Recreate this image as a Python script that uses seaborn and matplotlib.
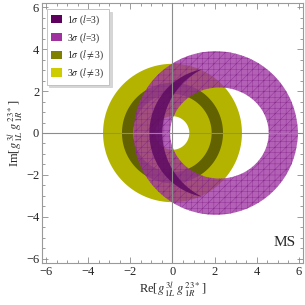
import numpy as np
import pandas as pd
import seaborn as sns
import matplotlib
matplotlib.use("Agg")
import matplotlib.pyplot as plt
from matplotlib.path import Path
from matplotlib.patches import PathPatch, Patch
from matplotlib.ticker import MultipleLocator

# ---- data ----
labels = [r"1$\sigma$ ($l$=3)", r"3$\sigma$ ($l$=3)", r"1$\sigma$ ($l\neq$3)", r"3$\sigma$ ($l\neq$3)"]
legend_colors = ["#5e005e", "#a032a0", "#808000", "#cccc00"]

# l != 3 : annuli centred at origin  (centre_x, centre_y, r_in, r_out)
ring3_lne = [0.0, 0.0, 0.8, 3.3]
ring1_lne = [0.0, 0.0, 1.86, 2.4]
# l = 3, 3 sigma : outer circle (cx, cy, r) and inner ellipse (cx, cy, a, b)
ring3_leq_outer = [2.05, 0.0, 3.9]
ring3_leq_inner = [2.23, 0.0, 2.34, 2.17]
# l = 3, 1 sigma crescent: inside circle A, outside circle B
cres_A = [2.0, 0.0, 3.1]
cres_B = [2.91, 0.0, 3.39]

xticks = [-6, -4, -2, 0, 2, 4, 6]
yticks = [-6, -4, -2, 0, 2, 4, 6]

sns.set_theme(style="ticks")
plt.rcParams["font.family"] = ["Liberation Serif", "DejaVu Serif"]
plt.rcParams["mathtext.fontset"] = "stix"
plt.rcParams["hatch.linewidth"] = 0.3

fig = plt.figure(figsize=(3.05, 3.05), dpi=100)
ax = fig.add_axes([0.1377, 0.1377, 0.8557, 0.8525])

t = np.linspace(0, 2 * np.pi, 400)


def ellipse_pts(cx, cy, a, b, reverse=False):
    tt = t[::-1] if reverse else t
    return np.column_stack([cx + a * np.cos(tt), cy + b * np.sin(tt)])


def ring_path(outer, inner):
    verts = np.vstack([outer, inner])
    codes = np.full(len(verts), Path.LINETO)
    codes[0] = Path.MOVETO
    codes[len(outer)] = Path.MOVETO
    return Path(verts, codes)


def annulus(c, **kw):
    cx, cy, ri, ro = c
    p = ring_path(ellipse_pts(cx, cy, ro, ro), ellipse_pts(cx, cy, ri, ri, reverse=True))
    ax.add_patch(PathPatch(p, **kw))


annulus(ring3_lne, facecolor="#b4b400", edgecolor="none", zorder=1)
annulus(ring1_lne, facecolor="#626200", edgecolor="none", zorder=2)

ox, oy, orad = ring3_leq_outer
ix, iy, ia, ib = ring3_leq_inner
p = ring_path(ellipse_pts(ox, oy, orad, orad), ellipse_pts(ix, iy, ia, ib, reverse=True))
ax.add_patch(PathPatch(p, facecolor=(0.62, 0.2, 0.64, 0.78), edgecolor=(0.5, 0.12, 0.52, 0.8),
                       hatch="+++///", linewidth=0, zorder=3))

# crescent
ax_, ay_, ra = cres_A
bx_, by_, rb = cres_B
xi = (ra**2 - rb**2 - ax_**2 + bx_**2) / (2 * (bx_ - ax_))
yi = np.sqrt(ra**2 - (xi - ax_)**2)
thA = np.arctan2(yi, xi - ax_)
thB = np.arctan2(yi, xi - bx_)
angA = np.linspace(thA, 2 * np.pi - thA, 200)
angB = np.linspace(2 * np.pi - thB, thB, 200)
cres = np.vstack([np.column_stack([ax_ + ra * np.cos(angA), ay_ + ra * np.sin(angA)]),
                  np.column_stack([bx_ + rb * np.cos(angB), by_ + rb * np.sin(angB)])])
ax.fill(cres[:, 0], cres[:, 1], facecolor=(0.36, 0.03, 0.38, 0.82), edgecolor="none", zorder=4)

ax.axhline(0, color="#8c8c8c", lw=0.8, zorder=5)
ax.axvline(0, color="#8c8c8c", lw=0.8, zorder=5)

ax.set_xlim(-6.2, 6.2)
ax.set_ylim(-6.2, 6.2)
ax.set_xticks(xticks)
ax.set_yticks(yticks)
ax.set_xticklabels([f"{v}" if v >= 0 else f"\u2212{-v}" for v in xticks])
ax.set_yticklabels([f"{v}" if v >= 0 else f"\u2212{-v}" for v in yticks])
ax.xaxis.set_minor_locator(MultipleLocator(0.5))
ax.yaxis.set_minor_locator(MultipleLocator(0.5))
ax.tick_params(which="both", direction="in", top=True, right=True, color="#8c8c8c",
               labelsize=9, pad=2, width=0.6)
ax.tick_params(which="major", length=4)
ax.tick_params(which="minor", length=2)
for s in ax.spines.values():
    s.set_color("#9a9a9a")
    s.set_linewidth(0.8)

ax.set_xlabel(r"Re[$g^{\,3l}_{\,1L}\;g^{\,23*}_{\,1R}$]", fontsize=9, labelpad=1)
ax.set_ylabel(r"Im[$g^{\,3l}_{\,1L}\;g^{\,23*}_{\,1R}$]", fontsize=9, labelpad=1)

ax.text(5.85, -5.2, "MS", ha="right", va="center", fontsize=11)

handles = [Patch(facecolor=c, edgecolor="none") for c in legend_colors]
leg = ax.legend(handles, labels, loc="upper left", bbox_to_anchor=(0.01, 0.985), fontsize=7,
                frameon=True, fancybox=False, shadow={"color": "0.8", "alpha": 0.8},
                handlelength=1.1, handleheight=1.0,
                handletextpad=0.6, labelspacing=0.45, borderpad=0.45, borderaxespad=0.2)
leg.get_frame().set_edgecolor("#bbbbbb")
leg.get_frame().set_linewidth(0.6)
leg.set_zorder(10)

fig.savefig("out.png", dpi=100)
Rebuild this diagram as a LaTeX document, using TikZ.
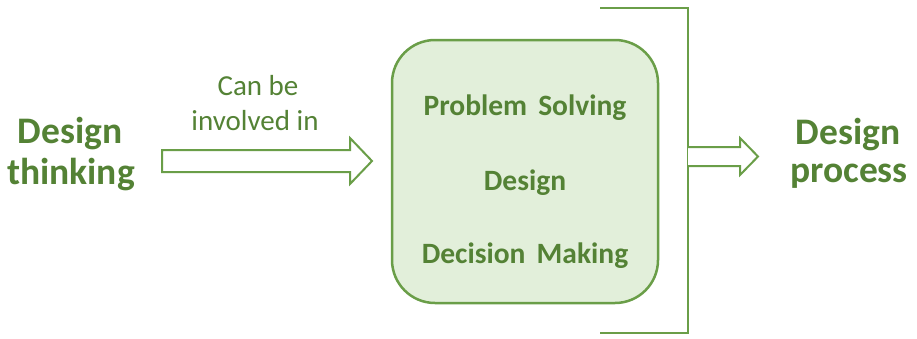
\documentclass[tikz,border=0pt]{standalone}
\usepackage{fontspec}
\setmainfont{Carlito}
\definecolor{txtgreen}{RGB}{84,130,53}
\definecolor{linegreen}{RGB}{106,158,72}
\definecolor{boxfill}{RGB}{226,239,218}
\begin{document}
\begin{tikzpicture}[x=1pt,y=-1pt,
  lefttxt/.style={text=txtgreen,font=\fontsize{37.5}{40}\selectfont\bfseries,inner sep=0pt,anchor=base},
  righttxt/.style={text=txtgreen,font=\fontsize{37.5}{40}\selectfont\bfseries,inner sep=0pt,anchor=base},
  midtxt/.style={text=txtgreen,font=\fontsize{29.5}{32}\selectfont\bfseries,inner sep=0pt,anchor=base},
  captxt/.style={text=txtgreen,font=\fontsize{29}{32}\selectfont,inner sep=0pt,anchor=base},
  outline/.style={draw=linegreen,line width=2pt,line join=miter},
]
\useasboundingbox (0,0) rectangle (917,338);

% left label
\node[lefttxt] (think1) at (70,143) {Design};
\node[lefttxt] (think2) at (71,184) {thinking};
% right label
\node[righttxt] (proc1) at (848,144) {Design};
\node[righttxt] (proc2) at (849,182) {process};
% arrow caption
\node[captxt] (cap1) at (258,95) {Can be};
\node[captxt] (cap2) at (255,130) {involved in};

% central rounded box
\node[draw=linegreen,line width=2.5pt,fill=boxfill,rounded corners=43pt,
      minimum width=266pt,minimum height=263pt,inner sep=0pt] (box) at (525,171.5) {};
\node[midtxt] (ps) at (box.center |- 0,115) {Problem\hspace{0.15em} Solving};
\node[midtxt] (ds) at (box.center |- 0,190) {Design};
\node[midtxt] (dm) at (box.center |- 0,263) {Decision\hspace{0.15em} Making};

% bracket around the box
\coordinate (bt) at (600,8);
\coordinate (bb) at (600,333);
\coordinate (bx) at (688,0);
\draw[outline] (bt) -- (bt -| bx) -- (bb -| bx) -- (bb);

% block arrow from left label towards the box
\draw[outline,fill=white] (162,150) -- (350,150) -- (350,138) -- (372,161)
   -- (350,184) -- (350,172) -- (162,172) -- cycle;

% block arrow from the bracket towards the right label
\draw[outline,fill=white] (688,147) -- (740,147) -- (740,138) -- (758,156.5)
   -- (740,175) -- (740,166) -- (688,166);
\end{tikzpicture}
\end{document}
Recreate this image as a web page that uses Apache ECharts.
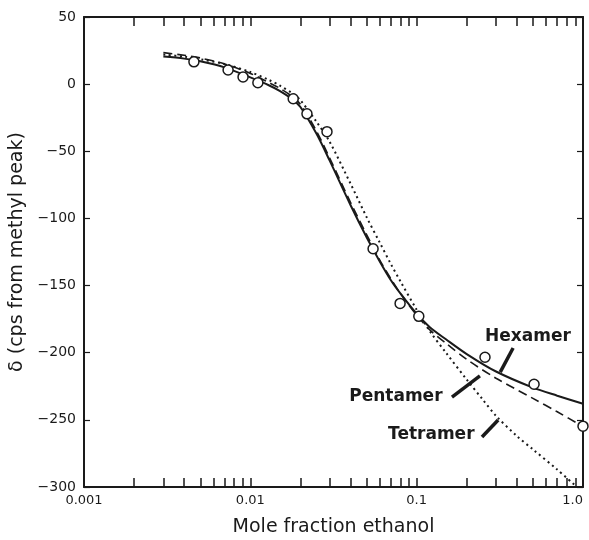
<!DOCTYPE html>
<html>
<head>
<meta charset="utf-8">
<script src="https://cdn.jsdelivr.net/npm/echarts@6/dist/echarts.min.js"></script>
<style>
  html, body { margin: 0; padding: 0; background: #fff; }
  #chart { width: 589px; height: 540px; }
</style>
</head>
<body>
<div id="chart"></div>
<script>
// measured points (open circles)
const obsX = [0.00458, 0.00735, 0.00904, 0.0111, 0.0181, 0.0219, 0.0289, 0.0547, 0.0795, 0.103, 0.2575, 0.508, 1.0]
const obsY = [16.6, 10.6, 5.4, 1.0, -10.9, -22.1, -35.4, -122.6, -163.3, -172.9, -203.4, -223.5, -254.7]

// model curves
const curveX = [0.003, 0.004, 0.005, 0.007, 0.01, 0.013, 0.015, 0.018, 0.02, 0.025, 0.03, 0.04, 0.05, 0.06, 0.07, 0.08, 0.1, 0.12, 0.15, 0.2, 0.3, 0.5, 0.7, 1.0]
const hexamer = [20.5, 19, 17, 12.5, 5, -1, -5, -11.5, -17, -37, -57, -90, -114, -132, -146, -156, -171, -181, -190, -201, -214, -226, -232, -238]
const pentamer = [23.5, 21.5, 19.5, 15, 8, 1, -3, -9.5, -15, -35, -55, -88, -112, -131, -145, -156, -172, -183, -193, -205, -219, -234, -244, -255]
const tetraX = [0.003, 0.004, 0.005, 0.007, 0.01, 0.013, 0.015, 0.018, 0.02, 0.025, 0.03, 0.04, 0.05, 0.06, 0.07, 0.08, 0.1, 0.12, 0.15, 0.2, 0.25, 0.3, 0.4, 0.5, 0.7, 0.9]
const tetramer = [22, 20.5, 18.5, 15, 9, 3, -1, -7, -12, -28, -43, -74, -99, -118, -134, -147, -168, -184, -200, -220, -235, -247, -262, -272, -287, -299]

// axis ticks
const xMinorTicks = [0.002, 0.003, 0.004, 0.005, 0.006, 0.007, 0.008, 0.009, 0.01,
  0.02, 0.03, 0.04, 0.05, 0.06, 0.07, 0.08, 0.09, 0.1,
  0.2, 0.3, 0.4, 0.5, 0.6, 0.7, 0.8, 0.9, 1.0]
const xLabelValues = [0.001, 0.01, 0.1, 1]
const xLabelText = ['0.001', '0.01', '0.1', '1.0']

// curve names and their pointer lines [from, to]
const curveNames = ['Hexamer', 'Pentamer', 'Tetramer']
const nameAnchors = [[0.2576, -188.3], [0.0393, -233.0], [0.0673, -261.3]]
const pointers = [
  [[0.38, -196.5], [0.318, -214.4]],
  [[0.163, -233], [0.24, -217.3]],
  [[0.247, -262.8], [0.309, -250.1]]
]

const font = 'DejaVu Sans'
const ink = '#1a1a1a'

function pairs(xs, ys) {
  return xs.map((x, i) => [x, ys[i]])
}

let chart = echarts.init(document.getElementById('chart'))

const xBase = {
  type: 'log',
  logBase: 10,
  min: 0.001,
  max: 1,
  axisLine: { show: true, onZero: false, lineStyle: { color: ink, width: 2 } },
  splitLine: { show: false },
  minorTick: { show: false }
}
const yBase = {
  type: 'value',
  min: -300,
  max: 50,
  interval: 50,
  axisLine: { show: true, onZero: false, lineStyle: { color: ink, width: 2 } },
  axisTick: { show: true, inside: true, length: 6, lineStyle: { color: ink, width: 1.2 } },
  splitLine: { show: false }
}

chart.setOption({
  animation: false,
  backgroundColor: '#fff',
  grid: { left: 84, right: 6, top: 17, bottom: 53, containLabel: false, outerBoundsMode: 'none' },
  xAxis: [
    Object.assign({}, xBase, {
      position: 'bottom',
      name: 'Mole fraction ethanol',
      nameLocation: 'middle',
      nameGap: 31,
      nameTextStyle: { fontFamily: font, fontSize: 19, color: ink },
      axisTick: { show: true, inside: true, length: 9, customValues: xMinorTicks, lineStyle: { color: ink, width: 1.5 } },
      axisLabel: {
        show: true,
        customValues: xLabelValues,
        fontFamily: font,
        fontSize: 13,
        color: ink,
        margin: 7,
        alignMaxLabel: 'right',
        formatter: v => xLabelText[xLabelValues.findIndex(t => Math.abs(t - v) < v * 1e-6)] || ''
      }
    }),
    Object.assign({}, xBase, {
      position: 'top',
      axisTick: { show: true, inside: true, length: 9, customValues: xMinorTicks, lineStyle: { color: ink, width: 1.5 } },
      axisLabel: { show: false }
    })
  ],
  yAxis: [
    Object.assign({}, yBase, {
      position: 'left',
      name: 'δ (cps from methyl peak)',
      nameLocation: 'middle',
      nameGap: 47,
      nameRotate: 90,
      nameTextStyle: { fontFamily: font, fontSize: 19, color: ink },
      axisLabel: {
        fontFamily: font,
        fontSize: 14,
        color: ink,
        margin: 8,
        formatter: v => String(v).replace('-', '−')
      }
    }),
    Object.assign({}, yBase, {
      position: 'right',
      axisLabel: { show: false }
    })
  ],
  series: [
    {
      name: 'Hexamer',
      type: 'line',
      data: pairs(curveX, hexamer),
      smooth: 0.3,
      symbol: 'none',
      lineStyle: { color: ink, width: 2 },
      markLine: {
        silent: true,
        symbol: ['none', 'none'],
        lineStyle: { color: ink, width: 3.5, type: 'solid' },
        label: { show: false },
        data: pointers.map(p => [{ coord: p[0] }, { coord: p[1] }])
      }
    },
    {
      name: 'Pentamer',
      type: 'line',
      data: pairs(curveX, pentamer),
      smooth: 0.3,
      symbol: 'none',
      lineStyle: { color: ink, width: 1.6, type: [9, 5] }
    },
    {
      name: 'Tetramer',
      type: 'line',
      data: pairs(tetraX, tetramer),
      smooth: 0.3,
      symbol: 'none',
      lineStyle: { color: ink, width: 2, type: [2, 3.5] }
    },
    {
      name: 'Observed',
      type: 'scatter',
      data: pairs(obsX, obsY),
      symbol: 'circle',
      symbolSize: 10,
      z: 5,
      itemStyle: { color: '#fff', borderColor: ink, borderWidth: 1.5, opacity: 1 }
    }
  ]
})

// curve name labels placed in data space
chart.setOption({
  graphic: curveNames.map((name, i) => {
    let p = chart.convertToPixel({ gridIndex: 0 }, nameAnchors[i])
    return {
      type: 'text',
      x: p[0],
      y: p[1],
      style: {
        text: name,
        fontFamily: font,
        fontSize: 17,
        fontWeight: 'bold',
        fill: ink,
        textVerticalAlign: 'middle',
        verticalAlign: 'middle'
      }
    }
  })
})
</script>
</body>
</html>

● Given request: Go through the records. Copy each line where "uses" appears.

● Right answer:
Recreate this image as a Python script that uses seaborn and matplotlib.
Recreate this image as a web page that uses Apache ECharts.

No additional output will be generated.